Keep in mind that the longer you store it, the more liquid the veggies will release and the soggier they’ll get. You may need to scoop it out with a slotted spoon.

how to make the best Macaroni Salad

This homemade mac salad goes great with Stuffed Bacon Jalapeno Cheddar Burgers and Potato Wedge Fries.

Other great salad recipes:

Love easy salad recipes that are perfect for potlucks? Well, then, you’ll have to make these:

  • German Potato Salad
  • Grandma’s Potato Salad
  • Strawberry Pretzel Salad
  • Raw Citrus Beet Salad
  • Marinated Tomato Cucumber Salad
  • Grape Salad
  • Chickpea Salad
  • Shredded Beet and Kale Salad
Macaroni Salad
Prep20 minutes
Cook8 minutes
Total28 minutes
Servings 8 servings
homemade creamy Macaroni Salad recipe
Macaroni Salad is one of the best recipes for summer potlucks. This creamy, simple, old fashioned recipe is full of veggies for added flavor and crunch!
Equipment
  • stock pot
  • Mixing Bowls

Ingredients

Macaroni Salad:

  • 8 ounces elbow macaroni noodles
  • 1/4 cup cornichons diced
  • 3/4 cup green bell pepper diced
  • 3/4 cup celery diced (I used 3 stalks)
  • 1/2 cup red onion diced (I used one small red onion)
  • 2 large carrots peeled and shredded

Dressing:

  • 3/4 cup mayonnaise
  • 1/4 cup sour cream
  • 2 tablespoons cornichon juice
  • 1 tablespoon apple cider vinegar
  • 1 tablespoon granulated sugar
  • 2 teaspoons dijon mustard
  • 1 teaspoon kosher salt
  • 1/4 teaspoon black pepper freshly ground
  • 1/4 teaspoon garlic powder
  • 1/8 teaspoon red pepper flakes

Instructions

  • Bring large pot of salted water to a boil.
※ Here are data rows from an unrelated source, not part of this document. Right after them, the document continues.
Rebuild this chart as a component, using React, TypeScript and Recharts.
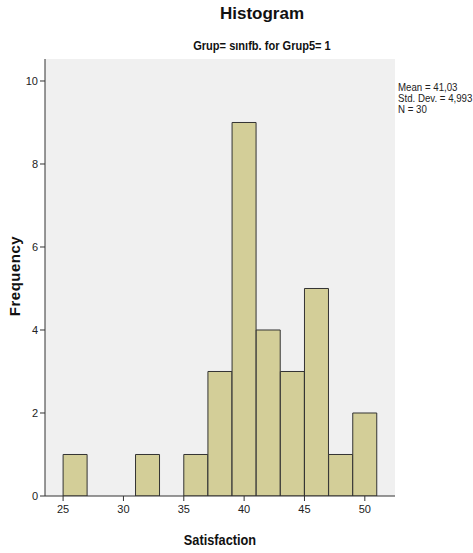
import React from 'react';
import { ComposedChart, Bar, XAxis, YAxis, CartesianGrid } from 'recharts';

// histogram bins (width 2), centre of each bin
const binCenters = [26, 28, 30, 32, 34, 36, 38, 40, 42, 44, 46, 48, 50];
const frequencies = [1, 0, 0, 1, 0, 1, 3, 9, 4, 3, 5, 1, 2];
const xTicks = [25, 30, 35, 40, 45, 50];
const yTicks = [0, 2, 4, 6, 8, 10];
const statLines = ['Mean = 41,03', 'Std. Dev. = 4,993', 'N = 30'];

const FONT = '"Liberation Sans", Arial, sans-serif';
const X_DOMAIN: [number, number] = [23.5, 52.5];
const Y_DOMAIN: [number, number] = [0, 10.53];

const data = binCenters.map((x, i) => ({ x, count: frequencies[i] }));

const App: React.FC = () => {
  const tickStyle = { fontSize: 11, fill: '#222', fontFamily: FONT };
  return (
    <div style={{ position: 'absolute', left: 0, top: 0, width: 473, height: 553, background: '#fff', fontFamily: FONT }}>
      <div style={{ position: 'absolute', left: 0, width: 524, top: 4, textAlign: 'center', fontSize: 17, fontWeight: 'bold', color: '#111' }}>
        Histogram
      </div>
      <div
        style={{
          position: 'absolute', left: 0, width: 524, top: 38, textAlign: 'center', fontSize: 13,
          fontWeight: 'bold', color: '#111', transform: 'scaleX(0.85)', whiteSpace: 'nowrap',
        }}
      >
        Grup= sınıfb. for Grup5= 1
      </div>
      <div
        style={{
          position: 'absolute', left: 398, top: 82, fontSize: 11, lineHeight: '11px', color: '#222',
          whiteSpace: 'nowrap', transform: 'scaleX(0.88)', transformOrigin: 'left top',
        }}
      >
        {statLines.map((s) => (
          <div key={s}>{s}</div>
        ))}
      </div>

      <ComposedChart
        width={473}
        height={553}
        data={data}
        margin={{ top: 59, right: 78, left: 0, bottom: 0 }}
        barCategoryGap={0}
        barGap={0}
      >
        <CartesianGrid fill="#f0f0f0" horizontal={false} vertical={false} />
        <XAxis
          dataKey="x"
          type="number"
          domain={X_DOMAIN}
          ticks={xTicks}
          allowDataOverflow
          height={57}
          stroke="#333"
          tickSize={5}
          tickMargin={4}
          tick={tickStyle}
        />
        <XAxis xAxisId="top" orientation="top" type="number" domain={X_DOMAIN} height={0} tick={false} tickLine={false} stroke="#444" />
        <YAxis
          type="number"
          domain={Y_DOMAIN}
          ticks={yTicks}
          allowDataOverflow
          width={45}
          stroke="#333"
          tickSize={5}
          tickMargin={2}
          tick={tickStyle}
        />
        <YAxis yAxisId="right" orientation="right" type="number" domain={Y_DOMAIN} width={0} tick={false} tickLine={false} stroke="#444" />
        <Bar dataKey="count" fill="#d3ce98" stroke="#333" strokeWidth={1} isAnimationActive={false} />
      </ComposedChart>

      <div
        style={{
          position: 'absolute', left: 120, width: 200, top: 531, textAlign: 'center', fontSize: 15,
          fontWeight: 'bold', color: '#111', transform: 'scaleX(0.85)',
        }}
      >
        Satisfaction
      </div>
      <div
        style={{
          position: 'absolute', left: 15, top: 276, width: 120, textAlign: 'center',
          fontSize: 15, fontWeight: 'bold', color: '#111', letterSpacing: 0.5,
          transform: 'translate(-50%, -50%) rotate(-90deg)', lineHeight: '18px',
        }}
      >
        Frequency
      </div>
    </div>
  );
};

export default App;
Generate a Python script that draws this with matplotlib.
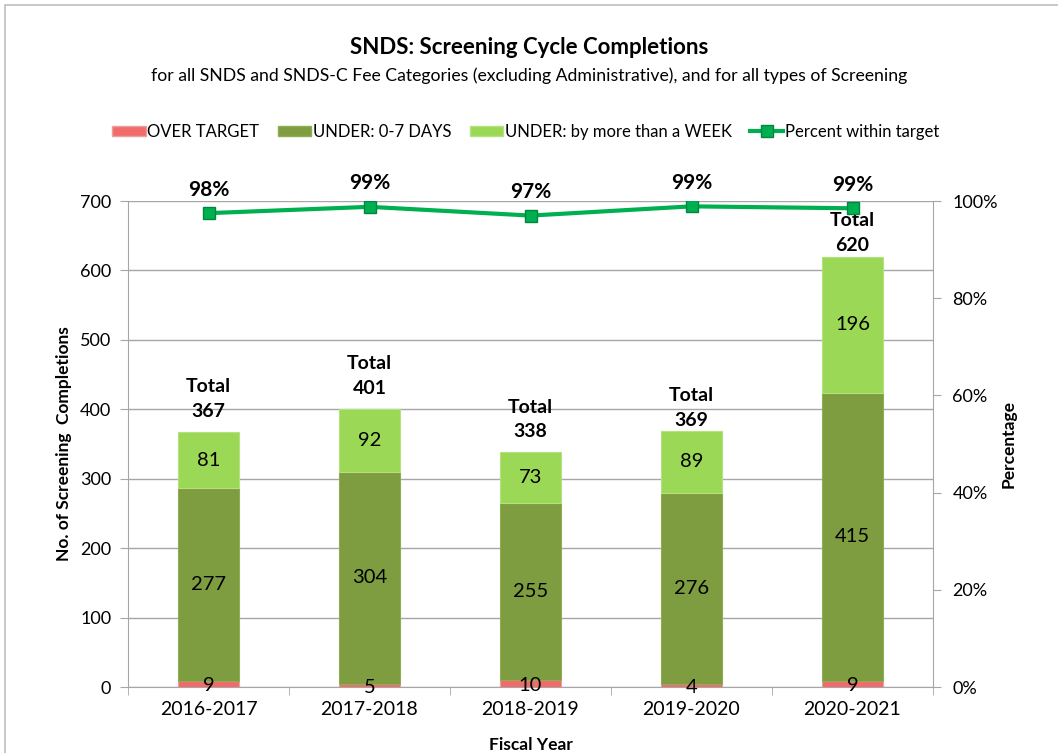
import matplotlib.pyplot as plt
import matplotlib.patches as mpatches
import matplotlib.transforms as mtransforms
import numpy as np

years = ["2016-2017", "2017-2018", "2018-2019", "2019-2020", "2020-2021"]
over_target = [9, 5, 10, 4, 9]
under_0_7 = [277, 304, 255, 276, 415]
under_week = [81, 92, 73, 89, 196]
totals = [367, 401, 338, 369, 620]
pct_within = [0.975, 0.988, 0.970, 0.989, 0.985]
pct_labels = ["98%", "99%", "97%", "99%", "99%"]

# gap (px) between bar top and the "Total" label, set by hand in the original
total_gap_px = [12, 12, 12, 2, 3]

plt.rcParams["font.family"] = ["Lato", "DejaVu Sans"]

c_red = "#F26B6B"
c_olive = "#7E9C40"
c_light = "#9BD855"
c_line = "#00B050"
grey = "#A6A6A6"

fig = plt.figure(figsize=(10.58, 7.53), dpi=100)
ax = fig.add_axes([128 / 1058, 66 / 753, 805 / 1058, 486 / 753])

x = np.arange(len(years))
w = 0.385
ax.bar(x, over_target, w, color=c_red, edgecolor="#E8A0A0", linewidth=0.8, zorder=3)
ax.bar(x, under_0_7, w, bottom=over_target, color=c_olive, edgecolor="#8FAE52",
       linewidth=0.8, zorder=3)
bottom3 = np.array(over_target) + np.array(under_0_7)
ax.bar(x, under_week, w, bottom=bottom3, color=c_light, edgecolor="#B5E27F",
       linewidth=0.8, zorder=3)

for i in range(len(years)):
    ax.text(x[i], over_target[i] / 2 - 3, str(over_target[i]), ha="center", va="center",
            fontsize=14.5, zorder=5)
    ax.text(x[i], over_target[i] + under_0_7[i] / 2, str(under_0_7[i]), ha="center",
            va="center", fontsize=14.5, zorder=5)
    ax.text(x[i], bottom3[i] + under_week[i] / 2, str(under_week[i]), ha="center",
            va="center", fontsize=14.5, zorder=5)
    off = mtransforms.offset_copy(ax.transData, fig=fig, x=0, y=total_gap_px[i], units="dots")
    ax.text(x[i], totals[i], f"Total\n{totals[i]}", ha="center", va="bottom",
            fontsize=14, fontweight="bold", linespacing=1.55, zorder=5, transform=off)

ax.set_xlim(-0.5, 4.5)
ax.set_ylim(0, 700)
ax.set_yticks(range(0, 701, 100))
ax.set_xticks(x)
ax.set_xticklabels(years, fontsize=14)
ax.set_xticks(np.arange(-0.5, 5, 1), minor=True)
ax.tick_params(axis="x", which="major", length=0, pad=10)
ax.tick_params(axis="x", which="minor", length=6, color=grey)
ax.tick_params(axis="y", length=6, color=grey, labelsize=13, pad=6)
ax.grid(axis="y", color=grey, linewidth=1, zorder=0)
for s in ["top", "right"]:
    ax.spines[s].set_visible(False)
for s in ["left", "bottom"]:
    ax.spines[s].set_color(grey)
ax.set_ylabel("No. of Screening  Completions", fontsize=12.5, fontweight="bold", labelpad=6)
ax.set_xlabel("Fiscal Year", fontsize=12.5, fontweight="bold", labelpad=14)

ax2 = ax.twinx()
ax2.set_ylim(0, 1)
ax2.set_yticks(np.arange(0, 1.01, 0.2))
ax2.set_yticklabels([f"{int(round(v * 100))}%" for v in np.arange(0, 1.01, 0.2)])
ax2.tick_params(axis="y", length=6, color=grey, labelsize=13, pad=8)
for s in ["top", "left", "bottom"]:
    ax2.spines[s].set_visible(False)
ax2.spines["right"].set_color(grey)
ax2.set_ylabel("Percentage", fontsize=12.5, fontweight="bold", labelpad=2)
ln, = ax2.plot(x, pct_within, color=c_line, linewidth=3, marker="s", markersize=8,
               markerfacecolor=c_line, markeredgecolor="#00873F", zorder=6)
for i in range(len(years)):
    ax2.text(x[i], pct_within[i] + 0.028, pct_labels[i], ha="center", va="bottom",
             fontsize=15, fontweight="bold")

fig.text(0.5, 1 - 48 / 753, "SNDS: Screening Cycle Completions", ha="center", va="center",
         fontsize=16, fontweight="bold")
fig.text(0.5, 1 - 76 / 753,
         "for all SNDS and SNDS-C Fee Categories (excluding Administrative), and for all types of Screening",
         ha="center", va="center", fontsize=12.7)

handles = [mpatches.Patch(facecolor=c_red, edgecolor="#E8A0A0"),
           mpatches.Patch(facecolor=c_olive, edgecolor="#8FAE52"),
           mpatches.Patch(facecolor=c_light, edgecolor="#B5E27F"),
           ln]
labels = ["OVER TARGET", "UNDER: 0-7 DAYS", "UNDER: by more than a WEEK",
          "Percent within target"]
fig.legend(handles, labels, loc="center", bbox_to_anchor=(0.497, 1 - 132 / 753), ncol=4,
           frameon=False, fontsize=12, handlelength=2.0, handleheight=0.6,
           handletextpad=0.1, columnspacing=1.1)

border = mpatches.Rectangle((5 / 1058, -0.1), 1.2, 1 - 5 / 753 + 0.1, transform=fig.transFigure,
                            fill=False, edgecolor="#BFBFBF", linewidth=1.2)
fig.patches.append(border)

fig.savefig("out.png", dpi=100)
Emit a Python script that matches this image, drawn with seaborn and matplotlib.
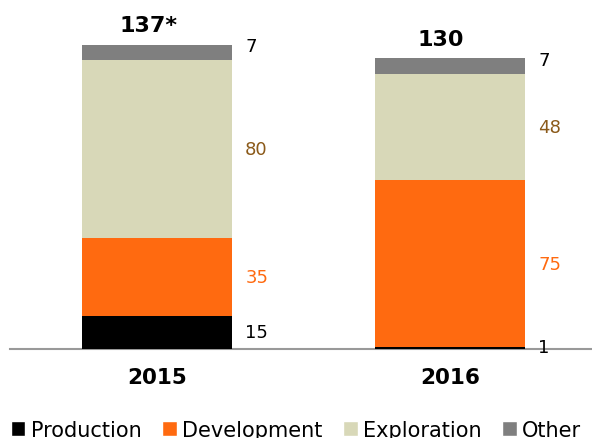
import pandas as pd
import seaborn as sns
import matplotlib.pyplot as plt
from matplotlib.patches import Patch

# data
years = ['2015', '2016']
categories = ['Production', 'Development', 'Exploration', 'Other']
production = [15, 1]
development = [35, 75]
exploration = [80, 48]
other = [7, 7]
totals = ['137*', '130']

colors = {'Production': '#000000',
          'Development': '#FF6A10',
          'Exploration': '#D8D8B8',
          'Other': '#7F7F7F'}
label_colors = {'Production': '#000000',
                'Development': '#FF6A10',
                'Exploration': '#8B5A1A',
                'Other': '#000000'}

df = pd.DataFrame({'year': years, 'Production': production,
                   'Development': development, 'Exploration': exploration,
                   'Other': other})

# cumulative sums for stacking
cum = df[categories].cumsum(axis=1)
for c in categories:
    df['cum_' + c] = cum[c]

sns.set_style('white')
plt.rcParams['font.family'] = ['DejaVu Sans']
plt.rcParams['text.color'] = 'black'
plt.rcParams['xtick.color'] = 'black'

fig = plt.figure(figsize=(5.92, 4.39), dpi=100)
ax = fig.add_axes([10 / 592, 89 / 439, 582 / 592, 333 / 439])

# draw tallest first, then overlay the lower stacks
for i, c in enumerate(reversed(categories)):
    sns.barplot(data=df, x='year', y='cum_' + c, color=colors[c],
                width=0.512, saturation=1, ax=ax, zorder=2 + i,
                linewidth=0)

ax.set_xlim(-0.502, 1.485)
ax.set_ylim(0, 150)

# segment value labels
for xi in range(len(years)):
    bottom = 0
    for c in categories:
        v = df.loc[xi, c]
        mid = bottom + v / 2
        if c == 'Other':
            mid = bottom + v * 0.9
        if c == 'Production' and v < 3:
            mid = 0.8
        ax.text(xi + 0.256 + 0.045, mid, str(v), ha='left', va='center',
                fontsize=13, color=label_colors[c], zorder=10)
        bottom += v
    top = bottom
    ax.text(xi - 0.03, top + 4.3, totals[xi],
            ha='center', va='bottom', fontsize=16, fontweight='bold',
            color='black', clip_on=False)

sns.despine(ax=ax, left=True, top=True, right=True)
ax.spines['bottom'].set_color('#999999')
ax.spines['bottom'].set_linewidth(1.5)
ax.set_yticks([])
ax.set_xlabel('')
ax.set_ylabel('')
ax.tick_params(axis='x', length=0, pad=13)
for t in ax.get_xticklabels():
    t.set_fontweight('bold')
    t.set_fontsize(15.5)
    t.set_color('black')

handles = [Patch(facecolor=colors[c], label=c) for c in categories]
fig.legend(handles=handles, loc='center', bbox_to_anchor=(0.5, 1 - 431 / 439),
           ncol=4, frameon=False, fontsize=15, handlelength=0.7,
           handleheight=0.7, handletextpad=0.25, columnspacing=1.0,
           borderpad=0)

fig.savefig('out.png', dpi=100)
Cook pasta just to the al dente stage. You want them to be cooked but still have a nice, tender bite to them. Allow to cool.
  • In a large bowl, combine cooked macaroni with remaining salad ingredients.
  • To make dressing, whisk together all dressing ingredients until well combined. Add to salad and toss to coat. Taste and adjust seasonings, if needed. 
  • Serve immediately or refrigerate until ready to serve. Enjoy!

Nutrition

Calories: 278kcal, Carbohydrates: 26g, Protein: 3g, Fat: 18g, Saturated Fat: 3g, Cholesterol: 12mg, Sodium: 539mg, Potassium: 131mg, Fiber: 1g, Sugar: 3g, Vitamin A: 3180IU, Vitamin C: 13.4mg, Calcium: 23mg, Iron: 0.5mg

Nutrition information is automatically calculated, so should only be used as an approximation.